Some of you may know that I do slush pile reading for speculative short stories. I am the first set of eyes that reads your story, and determines whether the editors should bother reading it. Since I’m going to be doing this work for the foreseeable future, I thought it may be handy to post up some “DON’T SEND IN YOUR STORY LIKE THIS” warnings for authors, and perhaps give a few positive tips along the way.
First tip: I love my mom too, but make sure someone who’s not your best friend, mother, relative, lover, or any relation to you reads your work before you send it out. You WANT someone to tear your piece to shreds. That’s not to say you need to 100% take the advice of the person reading it, but having someone be nice about a piece does you no good. Someone else who has a different perspective than you will catch things that you don’t see in your own work. Different people look at different aspects of everything. You want all of your flaws pointed out, each ugly scar, blemish and mole highlighted. It’s honestly how you get better. If you don’t have a thick enough skin for that, your piece is probably not going to get to the point where it’s publishable.
Second tip: Don’t do anything cute with the formatting. I mean nothing. Don’t make your name frilly in some cursive font, don’t bold parts of the story, don’t make full paragraphs of italics and others not double spaced, don’t have your manuscript red text with a black background. Whatever you’re doing to mess with the formatting is not unique, it’s just annoying to editors. This is advice that I see time and time again, and most publishers will post guidelines that require formatting on their sites that are pretty stringent. Even if you think the story relies on the different formatting, and that’s what makes it unique, it’s not. I have to say that nearly 20% of the manuscripts I get have one of those formatting “tricks” above. It doesn’t make you stand out, but it does make me not want to read further. Let the story speak for itself.
Third Tip: Make sure your first couple paragraphs are so squeaky clean that no one can find any faults in them. This goes back to tip one in some ways, but there’s some other tricks I can recommend for this too. 1. Read the story aloud to yourself. You’ll catch a ton of awkward sounding phrases this way. 2. Watch out for comma missuses, run on sentences. I can’t tell you how many stories open with a sentence where an author’s trying to pack so much information into that opening line, that it ends up muddying what they’re trying to communicate. Brevity is the soul of wit. For real. 3. Reading aloud will help with this too, but watch out for your adjective and adverb use and overuse. If I read something along the lines of “I saw a huge giant with huger muscles” that doesn’t instill me with excitement about how large the said giant was. A giant by definition is huge, and huger muscles is redundant. If it was a dwarf giant, now that’s intriguing!

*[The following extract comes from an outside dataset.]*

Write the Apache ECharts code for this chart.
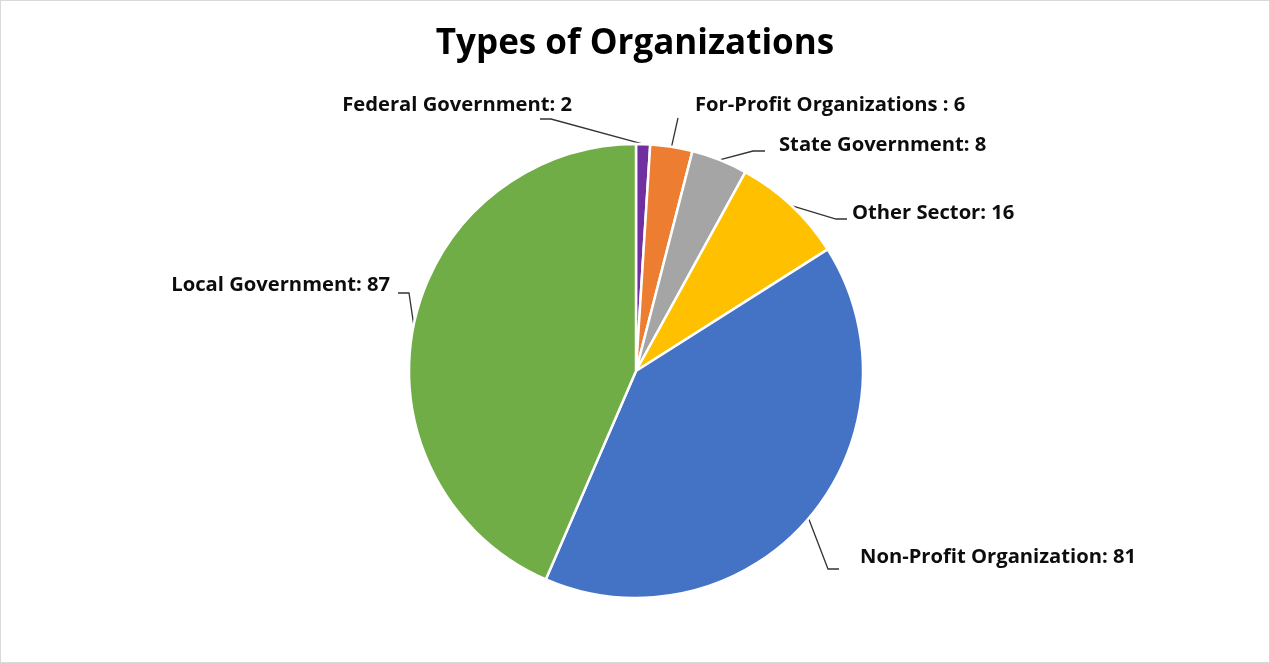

Fourth Tip: Don’t open an email going into length about what inspired you for the story or how it’s based on a real event or dream but you changed x,y and z about it. That’s nice, but the story should justify its own existence. It doesn’t help, but it does make a reader wary to know that someone feels the need to explain themselves.
This may sound harsh, but when an editor is reading a story, these are just the opening volleys to a long war of hundreds of manuscripts. I’ll try to post more tips and tricks as I go through these month after month and become a more experienced reader. For now, I really hope that helps! Even if a lot of these issues sound like your manuscript, the beauty of it is they’re fixable! Don’t lose confidence, but do understand what professional writing looks like.